Review of plot_column_values() in draw.py

  • No paths hardcoded, make them a variable (e.g.1). We would like to be able to run this code for any file in any folder.

  • Include docstrings and specify types. Explain the purpose of each parameter. Here it's not clear to me what keep_test_mouse is for.

Example:

def add(a: int, b: int) -> int:
    """Add two integers.

    Args:
        a (int): First integer.
        b (int): Second integer.

    Returns:
        int: The sum of `a` and `b`.
    """
  • Here 'nothing' should become a global variable, you can include it before all the functions after the import section:
FILLNA_BEHAVIOR = 'nothing'
..
phase_data['manual_annot'] = phase_data['manual_annot'].fillna(FILLNA_BEHAVIOR)
  • If I got this correctly, this function does 2 things: 1) fillna in the manual annotation column 2) plots x and y position over time. Can we split this function into 2 functions? And can we use 'draw.py' only for the plotting functions and create another file for data cleaning / data preprocessing? It would be cool to start thinking of a "pipeline"

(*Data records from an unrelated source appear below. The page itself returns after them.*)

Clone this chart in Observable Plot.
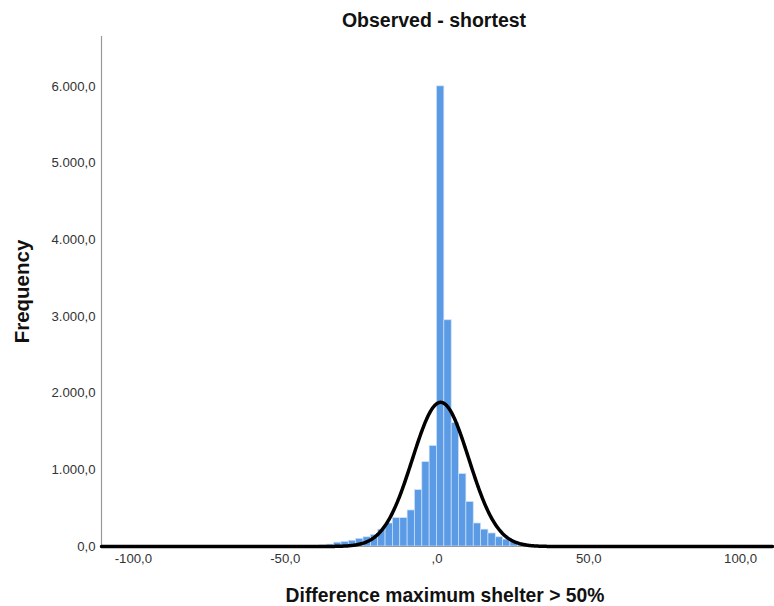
<!DOCTYPE html>
<html><head><meta charset="utf-8">
<script src="https://cdn.jsdelivr.net/npm/d3@7"></script>
<script src="https://cdn.jsdelivr.net/npm/@observablehq/plot@0.6"></script>
<style>body{margin:0;background:#fff;font-family:"Liberation Sans",Arial,sans-serif}</style>
</head><body><div id="chart"></div>
<script>
// Histogram bins: index k covers [k*binWidth, (k+1)*binWidth)
const binWidth = 2.42;
const binIndex = [-17,-16,-15,-14,-13,-12,-11,-10,-9,-8,-7,-6,-5,-4,-3,-2,-1,0,1,2,3,4,5,6,7,8,9,10,11,12,13];
const counts   = [8,15,25,50,60,75,100,120,150,220,300,370,370,470,735,1100,1310,6000,2950,1610,945,580,300,220,170,120,90,65,40,20,10];
const xTicks = [-100,-50,0,50,100];
const yTicks = [0,1000,2000,3000,4000,5000,6000];
// fitted normal curve parameters
const curveMean = 1.2, curveSD = 9.3, curvePeak = 1880;
const xDomain = [-110.5, 110.5];

const bins = binIndex.map((k,i)=>({x1:k*binWidth, x2:(k+1)*binWidth, count:counts[i]}));
const curve = d3.range(xDomain[0], xDomain[1]+0.001, 0.25).map(x=>({x, y: curvePeak*Math.exp(-0.5*((x-curveMean)/curveSD)**2)}));

const loc = d3.formatLocale({decimal:",", thousands:".", grouping:[3], currency:["",""], minus:"-"});
const f1 = loc.format(",.1f");
const xFmt = v => v === 0 ? ",0" : f1(v);

const font = "Liberation Sans, Arial, sans-serif";
const chart = Plot.plot({
  width: 774, height: 606,
  marginTop: 36, marginLeft: 101, marginRight: 2, marginBottom: 60,
  x: {domain: xDomain},
  y: {domain: [0, 6650]},
  style: {fontFamily: font, fontSize: "13px", color: "#333", background: "white"},
  marks: [
    Plot.rectY(bins, {x1:"x1", x2:"x2", y:"count", fill:"#5b9be6", stroke:"#cfe1f8", strokeWidth:0.7}),
    Plot.ruleX([xDomain[0]], {stroke:"#999", strokeWidth:1.2}),
    Plot.ruleY([0], {stroke:"#999", strokeWidth:1}),
    Plot.line(curve, {x:"x", y:"y", stroke:"black", strokeWidth:3.5}),
    Plot.axisX({ticks: xTicks, tickFormat: xFmt, tickSize: 0, tickPadding: 7, label: null, fontSize: 13.2}),
    Plot.axisY({ticks: yTicks, tickFormat: f1, tickSize: 0, tickPadding: 6, label: null, fontSize: 13.2}),
    Plot.text(["Observed - shortest"], {frameAnchor:"top", lineAnchor:"middle", textAnchor:"middle", dy:-16, dx:-3, fontWeight:"bold", fontSize:19.5, fill:"#111"}),
    Plot.text(["Difference maximum shelter > 50%"], {frameAnchor:"bottom", lineAnchor:"middle", textAnchor:"middle", dy:49, dx:8, fontWeight:"bold", fontSize:19.3, fill:"#111"}),
    Plot.text(["Frequency"], {frameAnchor:"left", lineAnchor:"middle", textAnchor:"middle", dx:-79, rotate:-90, fontWeight:"bold", fontSize:20.5, fill:"#111"})
  ]
});
document.getElementById("chart").appendChild(chart);
</script>
</body></html>
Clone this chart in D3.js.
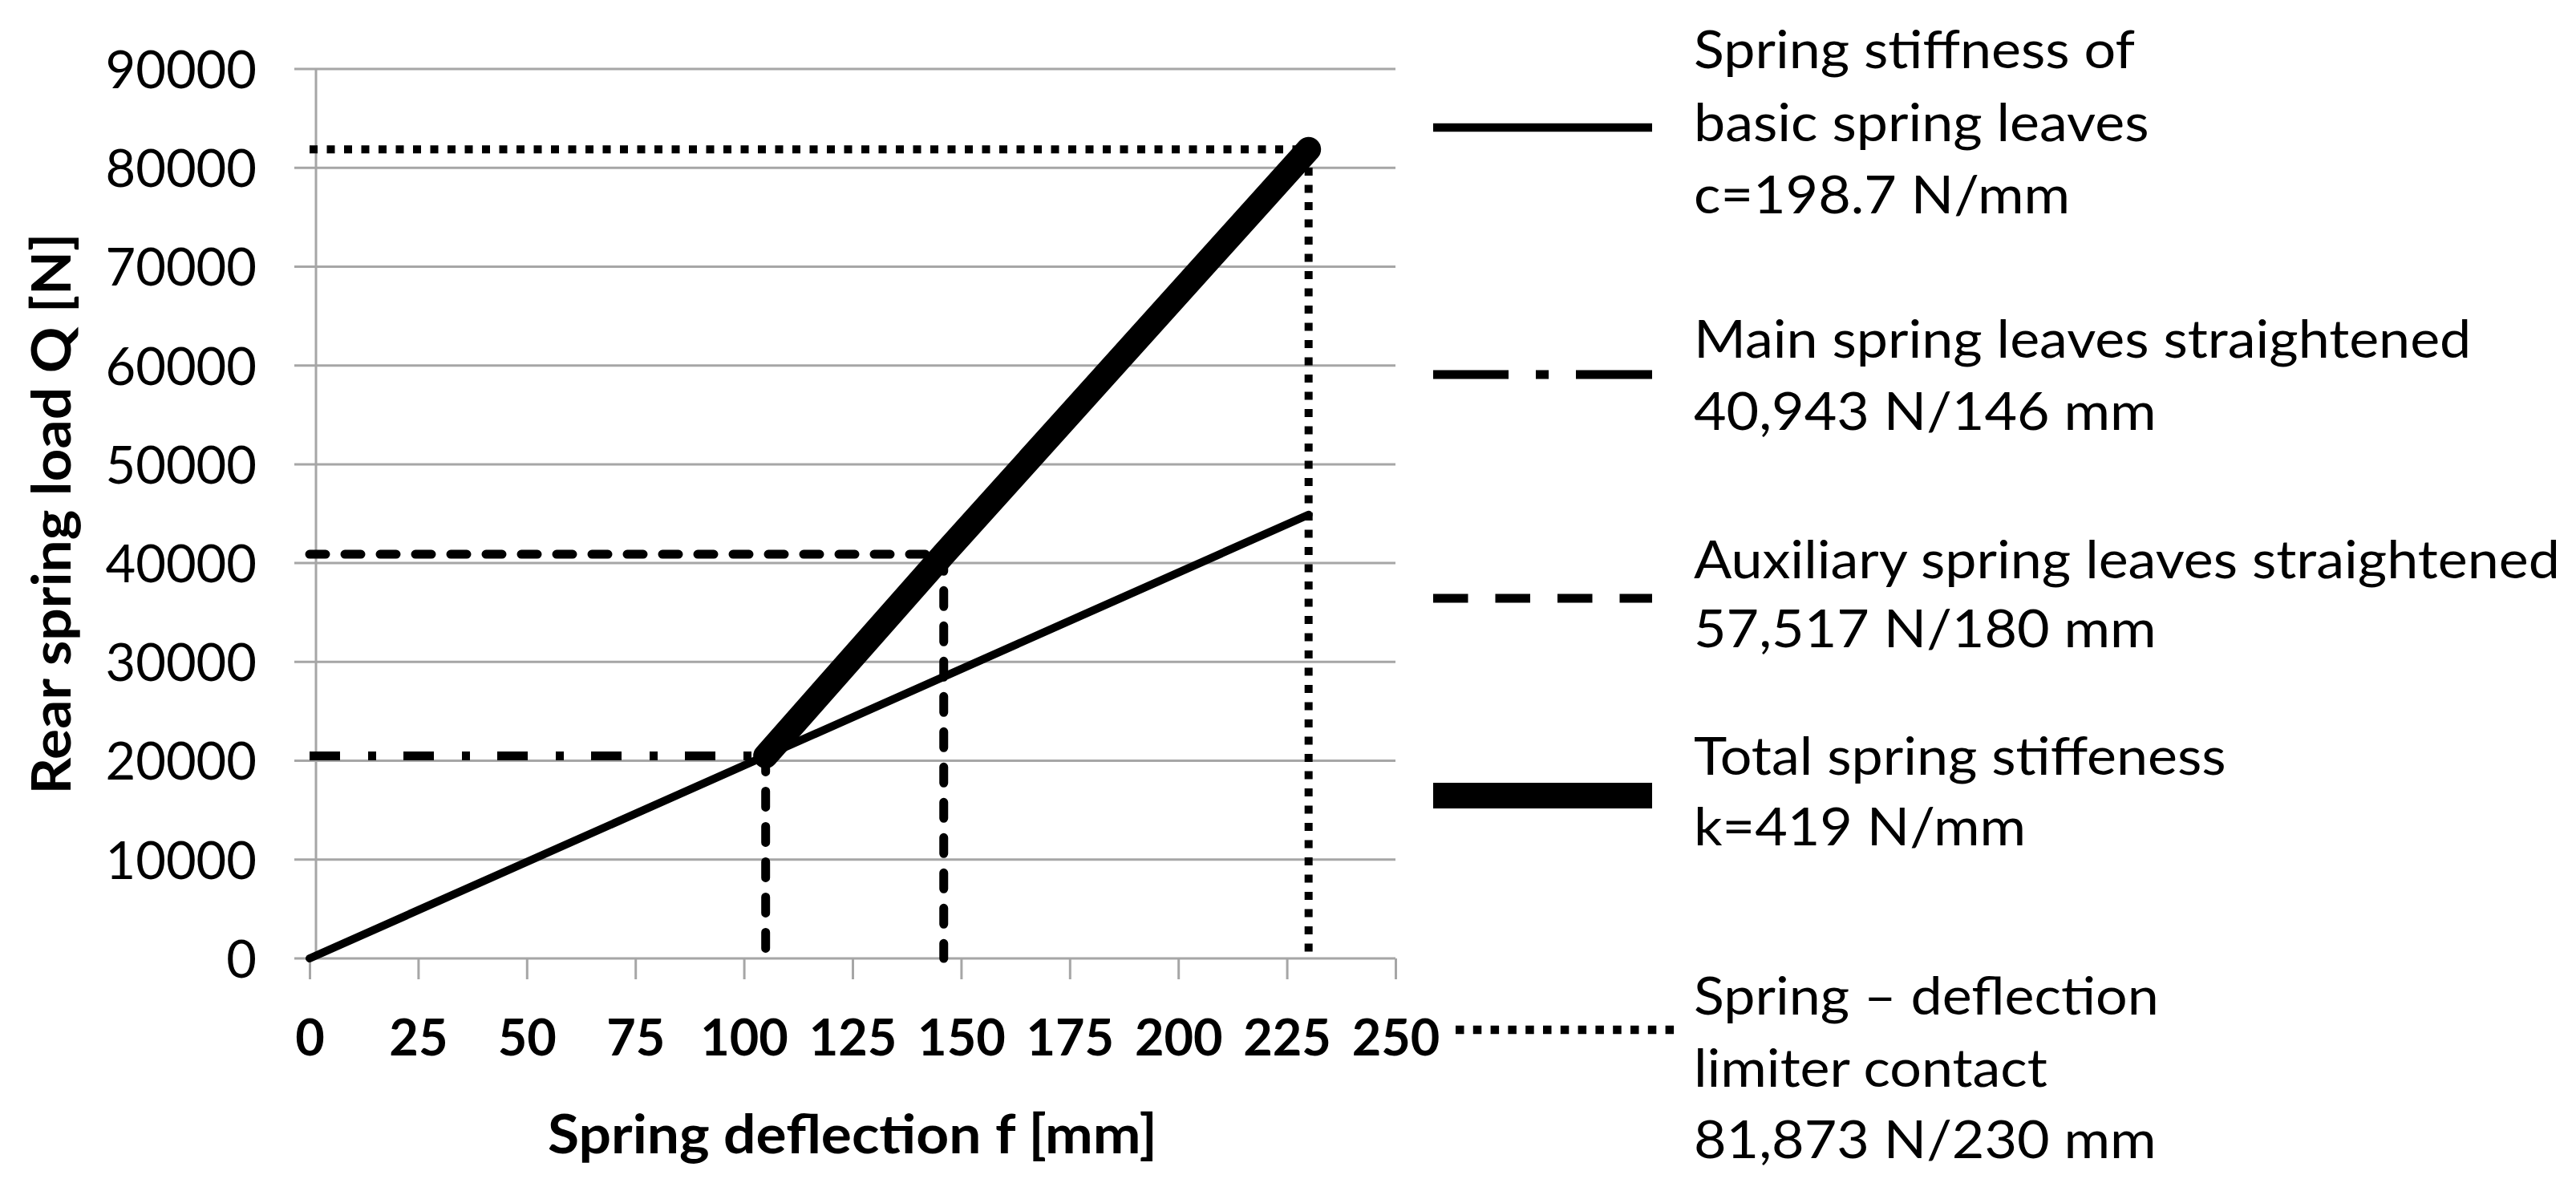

  • Again on this: it's not clear to me why we need to create subset of the whole dataset (e.g. data = data[cols] and phase_data = data[data['phase'] == phase]. Can you avoid it and just select the columns you need?

  • I would review the other functions below in terms of:

  1. docstrings, types and description of variables and function
  2. keep function short and constrained to one single step, when possible
  3. avoid hardcoding parameters